Carbon Recycling for Converting Coke Oven Gas to Methanol for the Reduction of Carbon Dioxide at Steel Mills
Now as the future availability of crude oil is increasingly called into question, methanol is receiving renewed interest since it can be readily made from remote natural gas and from the world’s extensive coal and biomass resources. Much work was done previously around the world to identify the proper ways to design and modify vehicles to use methanol either as a neat fuel or in blends with gasoline. Extensive fleet tests were also conducted, with the majority occurring in the U.S. where methanol vehicles were sold commercially in the early 1990s. This report presents several significant findings from that work and experience.
Methanol has a long history of use in racing vehicles where it is valued both for its power producing properties and its safety aspects (methanol is harder to ignite, creates less radiant heat, and burns without producing black smoke). Methanol use in non-racing vehicles has been much less successful. There was significant interest in using methanol as a gasoline blending component for its octane value and emissions characteristics in the U.S. when lead was phased out of gasoline and more stringent emission standards were established. Several methanol/cosolvent blends were approved for use but the oxygenate methyl tertiary butyl ether (which used methanol in its manufacture) was preferred. During the 1980s and through much of the 1990s, most gasoline in Western Europe contained a small percent of methanol, usually 2-3%, along with a cosolvent alcohol. Gasolines used in European Union countries are allowed to have 3% methanol, but it is being challenged by ethanol (allowed up to 5% now with a proposal to go up to 10%) which is valued for its low greenhouse gases. Today, China is the leader in using methanol as a transportation fuel where between 3 and 5 million tons were used last year.

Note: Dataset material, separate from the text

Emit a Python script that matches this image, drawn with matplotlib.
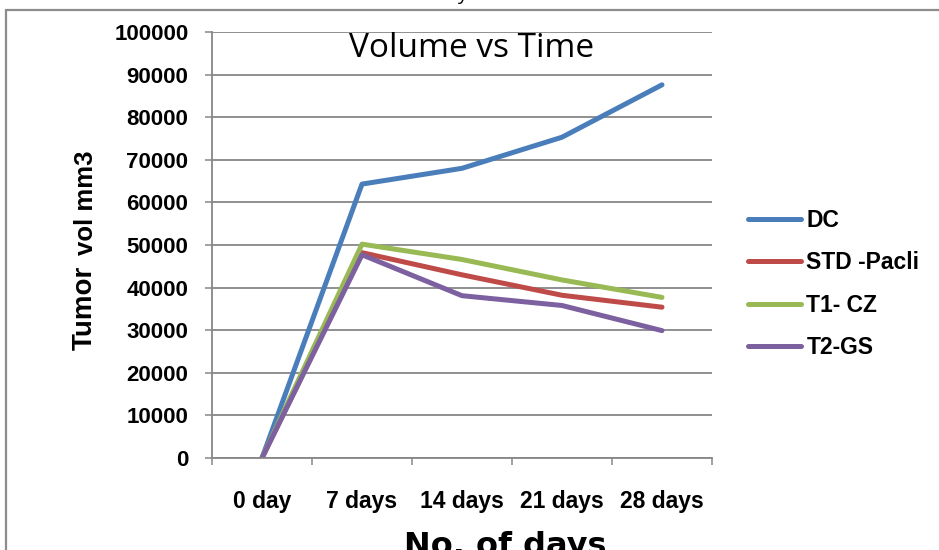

Using methanol as a gasoline blending component represents the most expeditious way to use large amounts of methanol as a transportation fuel. Methanol addition increases octane value and will cause decreases in hydrocarbon, toxic, and carbon monoxide emissions. Most modern fuel systems with feedback control should be able to accommodate low-level methanol blends (up to 10%) without difficulty, though exceptions are possible. Using low-level methanol blends does require good house-keeping practices in transport, storage, and dispensing, to assure that water addition is minimized to prevent phase separation. Adding methanol to gasoline increases vapor pressure which could lead to increases in evaporative emissions during warm weather. Addition of a cosolvent (typically higher alcohols) ameliorates both these issues and adjustment of the gasoline specifications can eliminate the increase in vapor pressure. Careful tailoring of the gasoline used to make methanol blends can maximize the benefits of methanol addition and increase gasoline refining efficiency.
In the early 1980s, there was considerable interest in using methanol as a fuel for both petroleum displacement and air quality reasons. To achieve the quickest displacement and largest impact on air quality, it was desired to use methanol neat or near-neat as a transportation fuel. In the U.S., fleet demonstrations of methanol vehicles were very successful given the vehicles’ low emissions, 20% increase in power, and 15% increase in energy efficiency. However, the decrease in vehicle range (the fuel tank could not be expanded sufficiently to counteract the decrease in methanol heating value) and the sparse number of methanol refueling facilities caused methanol vehicle drivers great anxiety. This directly led to the development of methanol flexible fuel vehicles (FFVs) which could use methanol or gasoline in the same tank through the use of an alcohol fuel.